Federal Court Thwarts Rick Scott Once Again On Drug Testing

Federal Court Rules Against Drug Tests For Welfare Recipients

WASHINGTON -- A federal court has ruled once again that Florida's short-lived effort to drug test all welfare applicants violated their constitutional rights.

For several months in 2011, Florida required all applicants to the Temporary Assistance for Needy Families program to submit urine samples to prove they weren't on drugs. The Florida chapter of the American Civil Liberties Union sued on behalf of a single dad named Luis Lebron and a federal court halted the drug testing scheme with a preliminary injunction.

Florida Gov. Rick Scott (R) appealed the injunction, then appealed the court's final decision. Now the U.S. Court of Appeals for the 11th Circuit has affirmed it once again, ruling that making all welfare applicants take drug tests violates their Fourth Amendment rights against involuntary search and seizure.

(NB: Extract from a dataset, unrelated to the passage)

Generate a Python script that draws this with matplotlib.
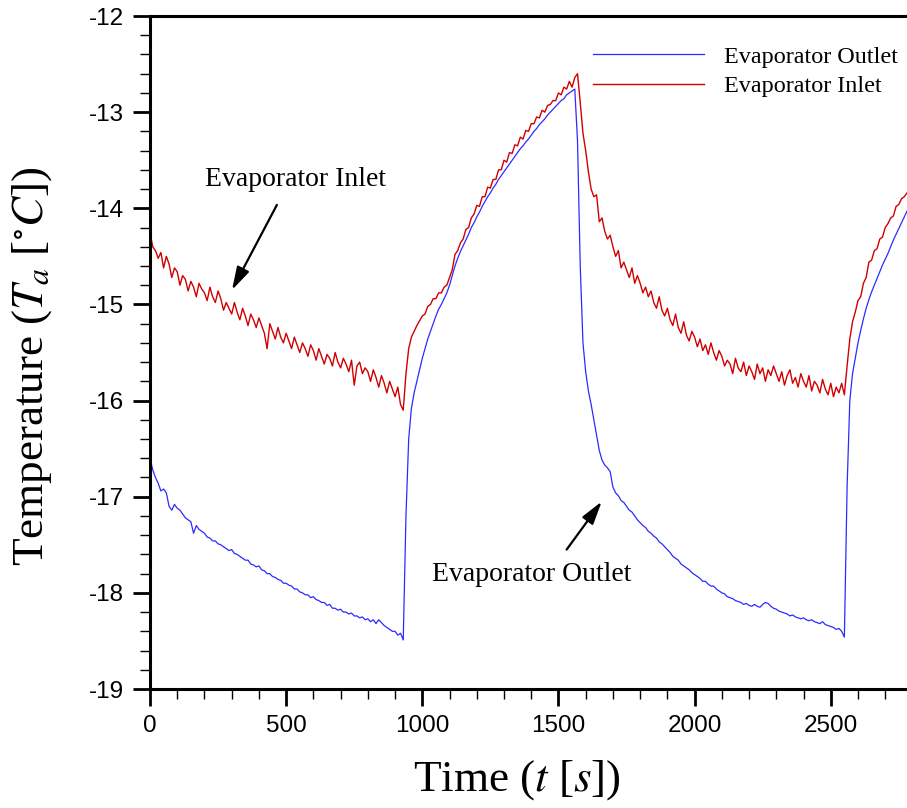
"""Evaporator inlet / outlet air temperature over one and a half defrost cycles."""
import numpy as np
import matplotlib
matplotlib.use('Agg')
import matplotlib.pyplot as plt
from matplotlib.ticker import MultipleLocator

# sample times (s), one reading every 10 s
time_s = np.arange(0, 2790, 10)

# Evaporator Inlet temperature (degC)
inlet = [
    -14.25, -14.40, -14.44, -14.52, -14.46, -14.62, -14.50, -14.58, -14.72, -14.62,
    -14.66, -14.80, -14.70, -14.74, -14.86, -14.76, -14.82, -14.92, -14.78, -14.84,
    -14.88, -14.96, -14.82, -14.92, -14.98, -14.86, -14.94, -15.06, -14.98, -15.04,
    -15.10, -14.98, -15.08, -15.16, -15.04, -15.12, -15.22, -15.10, -15.16, -15.24,
    -15.14, -15.22, -15.30, -15.46, -15.20, -15.28, -15.36, -15.24, -15.34, -15.40,
    -15.30, -15.38, -15.46, -15.34, -15.42, -15.50, -15.40, -15.46, -15.54, -15.42,
    -15.48, -15.58, -15.46, -15.54, -15.62, -15.52, -15.56, -15.64, -15.50, -15.60,
    -15.66, -15.56, -15.62, -15.70, -15.58, -15.84, -15.64, -15.60, -15.72, -15.66,
    -15.70, -15.80, -15.68, -15.76, -15.86, -15.74, -15.82, -15.92, -15.80, -15.88,
    -15.96, -15.86, -16.04, -16.10, -15.72, -15.46, -15.34, -15.28, -15.22, -15.17,
    -15.12, -15.10, -15.02, -15.00, -14.94, -14.94, -14.88, -14.88, -14.82, -14.80,
    -14.72, -14.64, -14.48, -14.44, -14.36, -14.32, -14.22, -14.20, -14.10, -14.06,
    -13.97, -13.98, -13.88, -13.88, -13.78, -13.79, -13.70, -13.70, -13.60, -13.60,
    -13.50, -13.52, -13.42, -13.43, -13.34, -13.35, -13.26, -13.28, -13.19, -13.20,
    -13.12, -13.12, -13.05, -13.06, -12.98, -13.00, -12.93, -12.92, -12.88, -12.88,
    -12.80, -12.82, -12.74, -12.76, -12.68, -12.74, -12.64, -12.60, -12.90, -13.22,
    -13.40, -13.62, -13.80, -13.88, -13.86, -14.14, -14.10, -14.24, -14.32, -14.28,
    -14.40, -14.50, -14.44, -14.62, -14.56, -14.64, -14.72, -14.62, -14.78, -14.70,
    -14.78, -14.88, -14.82, -14.92, -14.86, -14.98, -15.04, -14.92, -15.06, -15.12,
    -15.04, -15.16, -15.22, -15.10, -15.24, -15.30, -15.18, -15.32, -15.38, -15.28,
    -15.34, -15.44, -15.36, -15.48, -15.42, -15.52, -15.40, -15.50, -15.58, -15.48,
    -15.54, -15.64, -15.58, -15.62, -15.72, -15.56, -15.66, -15.70, -15.60, -15.74,
    -15.64, -15.70, -15.78, -15.62, -15.72, -15.66, -15.80, -15.68, -15.74, -15.64,
    -15.72, -15.80, -15.70, -15.84, -15.74, -15.68, -15.82, -15.76, -15.86, -15.72,
    -15.80, -15.86, -15.74, -15.90, -15.80, -15.84, -15.92, -15.78, -15.88, -15.94,
    -15.82, -15.96, -15.86, -15.92, -15.82, -15.94, -15.64, -15.36, -15.18, -15.08,
    -14.96, -14.92, -14.78, -14.72, -14.56, -14.54, -14.44, -14.42, -14.32, -14.30,
    -14.20, -14.16, -14.10, -14.08, -13.98, -13.96, -13.90, -13.88, -13.84,
]

# Evaporator Outlet temperature (degC)
outlet = [
    -16.60, -16.72, -16.80, -16.86, -16.94, -16.92, -16.96, -17.10, -17.14, -17.08,
    -17.12, -17.14, -17.18, -17.22, -17.24, -17.26, -17.38, -17.30, -17.34, -17.36,
    -17.38, -17.42, -17.43, -17.46, -17.46, -17.49, -17.50, -17.52, -17.54, -17.56,
    -17.55, -17.59, -17.60, -17.62, -17.64, -17.66, -17.66, -17.70, -17.71, -17.73,
    -17.72, -17.76, -17.77, -17.80, -17.80, -17.83, -17.84, -17.86, -17.87, -17.90,
    -17.90, -17.92, -17.93, -17.96, -17.96, -17.99, -18.00, -18.02, -18.02, -18.05,
    -18.04, -18.07, -18.08, -18.10, -18.10, -18.13, -18.12, -18.16, -18.16, -18.18,
    -18.17, -18.20, -18.20, -18.22, -18.21, -18.24, -18.24, -18.26, -18.25, -18.28,
    -18.27, -18.30, -18.28, -18.32, -18.28, -18.31, -18.34, -18.36, -18.38, -18.40,
    -18.40, -18.44, -18.42, -18.49, -17.20, -16.40, -16.08, -15.92, -15.80, -15.68,
    -15.56, -15.46, -15.36, -15.28, -15.20, -15.12, -15.05, -15.00, -14.94, -14.88,
    -14.80, -14.70, -14.60, -14.52, -14.45, -14.39, -14.33, -14.27, -14.20, -14.15,
    -14.09, -14.04, -13.98, -13.93, -13.88, -13.84, -13.79, -13.75, -13.70, -13.66,
    -13.62, -13.58, -13.54, -13.50, -13.46, -13.42, -13.38, -13.35, -13.31, -13.28,
    -13.24, -13.20, -13.17, -13.13, -13.10, -13.07, -13.03, -13.00, -12.97, -12.94,
    -12.91, -12.88, -12.86, -12.82, -12.80, -12.78, -12.76, -13.30, -14.60, -15.40,
    -15.70, -15.90, -16.04, -16.20, -16.36, -16.52, -16.62, -16.67, -16.70, -16.74,
    -16.90, -16.96, -16.99, -17.04, -17.06, -17.10, -17.14, -17.16, -17.20, -17.24,
    -17.27, -17.30, -17.32, -17.36, -17.38, -17.41, -17.43, -17.47, -17.49, -17.52,
    -17.55, -17.58, -17.62, -17.64, -17.66, -17.70, -17.72, -17.74, -17.76, -17.79,
    -17.81, -17.83, -17.85, -17.88, -17.88, -17.91, -17.93, -17.93, -17.96, -17.98,
    -18.00, -18.01, -18.04, -18.05, -18.06, -18.08, -18.09, -18.10, -18.12, -18.11,
    -18.13, -18.14, -18.12, -18.14, -18.15, -18.12, -18.10, -18.11, -18.14, -18.16,
    -18.17, -18.19, -18.20, -18.21, -18.22, -18.24, -18.23, -18.25, -18.26, -18.27,
    -18.26, -18.28, -18.29, -18.28, -18.30, -18.31, -18.32, -18.30, -18.33, -18.34,
    -18.35, -18.36, -18.38, -18.37, -18.40, -18.46, -16.90, -16.00, -15.72, -15.56,
    -15.40, -15.27, -15.15, -15.04, -14.95, -14.87, -14.80, -14.73, -14.66, -14.59,
    -14.53, -14.47, -14.40, -14.33, -14.27, -14.21, -14.15, -14.09, -14.03,
]

BLUE = '#2b2bff'
RED = '#d00000'

plt.rcParams['mathtext.fontset'] = 'stix'
plt.rcParams['axes.unicode_minus'] = False

fig = plt.figure(figsize=(9.07, 8.08), dpi=100)
ax = fig.add_axes([150 / 907, 1 - 689 / 808, 757 / 907, 673 / 808])

ax.plot(time_s, outlet, color=BLUE, linewidth=0.9, label='Evaporator Outlet')
ax.plot(time_s, inlet, color=RED, linewidth=1.0, label='Evaporator Inlet')

ax.set_xlim(0, 2780)
ax.set_ylim(-19, -12)
ax.xaxis.set_major_locator(MultipleLocator(500))
ax.xaxis.set_minor_locator(MultipleLocator(100))
ax.yaxis.set_major_locator(MultipleLocator(1))
ax.yaxis.set_minor_locator(MultipleLocator(0.2))

for side in ('left', 'bottom', 'top'):
    ax.spines[side].set_linewidth(2.2)
ax.spines['right'].set_visible(False)

ax.tick_params(which='major', direction='out', length=12, width=2, pad=7,
               top=False, right=False)
ax.tick_params(which='minor', direction='out', length=7, width=1,
               top=False, right=False)
for lbl in ax.get_xticklabels() + ax.get_yticklabels():
    lbl.set_family('Liberation Sans')
    lbl.set_fontsize(17.5)

ax.set_xlabel('Time ($t$ [$s$])', family='Liberation Serif', fontsize=32.5)
ax.set_ylabel(r'Temperature ($T_a$ [$^{\circ}C$])', family='Liberation Serif', fontsize=32.5)
ax.xaxis.set_label_coords(0.485, -0.102)
ax.yaxis.set_label_coords(-0.127, 0.48)

leg = ax.legend(loc='upper left', bbox_to_anchor=(593 / 907, 1 - 46 / 808),
                bbox_transform=fig.transFigure, frameon=False, borderpad=0,
                borderaxespad=0, handlelength=4.6, handletextpad=0.8,
                labelspacing=0.31,
                prop={'family': 'Liberation Serif', 'size': 17.4})

arrow = dict(arrowstyle='-|>,head_length=0.7,head_width=0.2', color='black',
             lw=1.6, mutation_scale=20, shrinkA=0, shrinkB=0)
ax.text(202, -13.70, 'Evaporator Inlet', family='Liberation Serif', fontsize=20,
        va='center', ha='left')
ax.annotate('', xy=(301, -14.85), xytext=(466, -13.965), arrowprops=arrow)
ax.text(1036, -17.81, 'Evaporator Outlet', family='Liberation Serif', fontsize=20,
        va='center', ha='left')
ax.annotate('', xy=(1659, -17.05), xytext=(1530, -17.55), arrowprops=arrow)

fig.savefig('out.png', dpi=100)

A key factor in the court's decision is that the state has failed to demonstrate "a more prevalent, unique, or different drug problem among TANF applicants than in the general population," the panel wrote in its decision Wednesday. Just 2.6 percent of applicants tested positive for drugs before the program was halted.

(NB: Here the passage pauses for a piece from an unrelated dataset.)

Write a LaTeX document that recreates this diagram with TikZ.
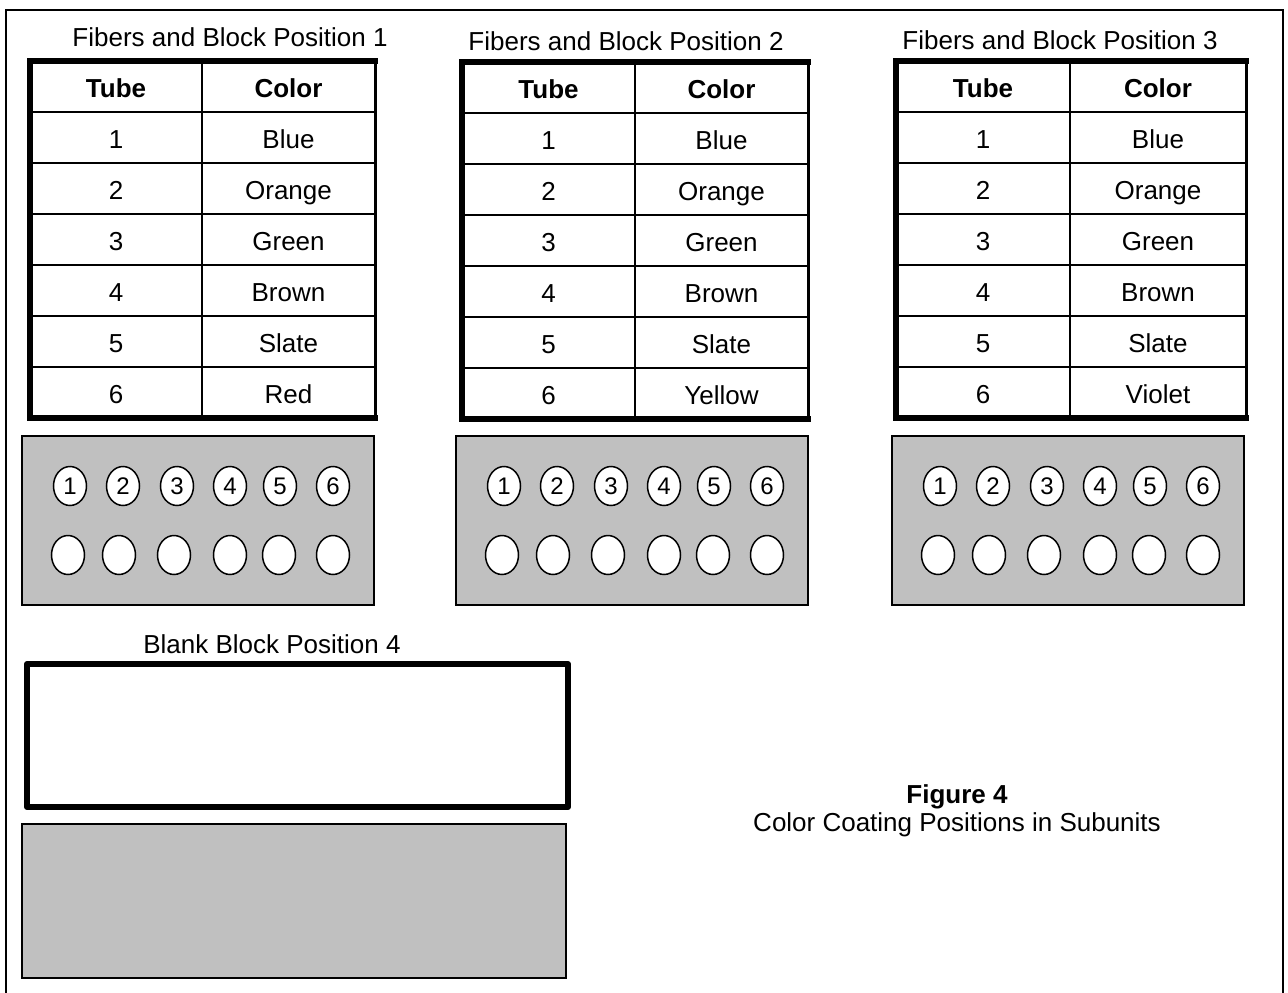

Earlier this year the Florida ACLU mocked Scott for spending hundreds of thousands of taxpayer dollars on futile appeals.

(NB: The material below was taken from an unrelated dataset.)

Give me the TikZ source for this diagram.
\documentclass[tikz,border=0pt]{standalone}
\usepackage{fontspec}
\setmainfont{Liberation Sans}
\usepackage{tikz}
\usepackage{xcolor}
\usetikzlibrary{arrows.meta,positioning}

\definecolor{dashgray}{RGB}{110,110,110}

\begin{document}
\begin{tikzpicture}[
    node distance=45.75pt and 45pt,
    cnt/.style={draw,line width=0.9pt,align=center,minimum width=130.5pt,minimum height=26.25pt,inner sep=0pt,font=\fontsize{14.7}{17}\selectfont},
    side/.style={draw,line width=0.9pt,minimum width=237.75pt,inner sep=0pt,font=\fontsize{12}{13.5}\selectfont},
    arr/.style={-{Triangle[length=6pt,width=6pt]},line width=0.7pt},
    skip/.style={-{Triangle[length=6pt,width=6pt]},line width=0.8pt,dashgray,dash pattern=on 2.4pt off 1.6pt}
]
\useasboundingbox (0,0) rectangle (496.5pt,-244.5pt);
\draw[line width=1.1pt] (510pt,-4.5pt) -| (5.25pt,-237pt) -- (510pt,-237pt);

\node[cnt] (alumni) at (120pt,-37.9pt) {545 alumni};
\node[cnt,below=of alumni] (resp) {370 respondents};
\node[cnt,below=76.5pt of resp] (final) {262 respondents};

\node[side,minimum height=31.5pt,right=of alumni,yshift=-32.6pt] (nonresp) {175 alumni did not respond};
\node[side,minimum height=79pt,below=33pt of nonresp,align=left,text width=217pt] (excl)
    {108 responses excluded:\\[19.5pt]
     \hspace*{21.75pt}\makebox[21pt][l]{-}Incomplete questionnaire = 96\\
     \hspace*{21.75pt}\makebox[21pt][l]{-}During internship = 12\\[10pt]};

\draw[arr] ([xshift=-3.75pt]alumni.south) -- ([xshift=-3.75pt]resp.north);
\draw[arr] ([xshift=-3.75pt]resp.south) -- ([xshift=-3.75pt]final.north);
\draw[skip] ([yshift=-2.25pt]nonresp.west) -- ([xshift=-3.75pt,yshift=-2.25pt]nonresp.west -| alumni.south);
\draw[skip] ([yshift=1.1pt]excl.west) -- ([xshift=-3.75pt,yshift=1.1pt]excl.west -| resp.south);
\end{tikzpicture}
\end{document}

"It’s become a costly and embarrassing boondoggle for Floridians," Florida ACLU staff attorney Shalini Goel Agarwal said at the time.

A Scott spokesman said Wednesday the governor is reviewing the court's decision.

Ever since Scott ran afoul of federal courts, other states that have sought to drug test welfare recipients have tried to avoid civil liberties lawsuits by testing only applicants the state has reason to suspect might be on drugs.

This story has been updated to include a response from Scott's office.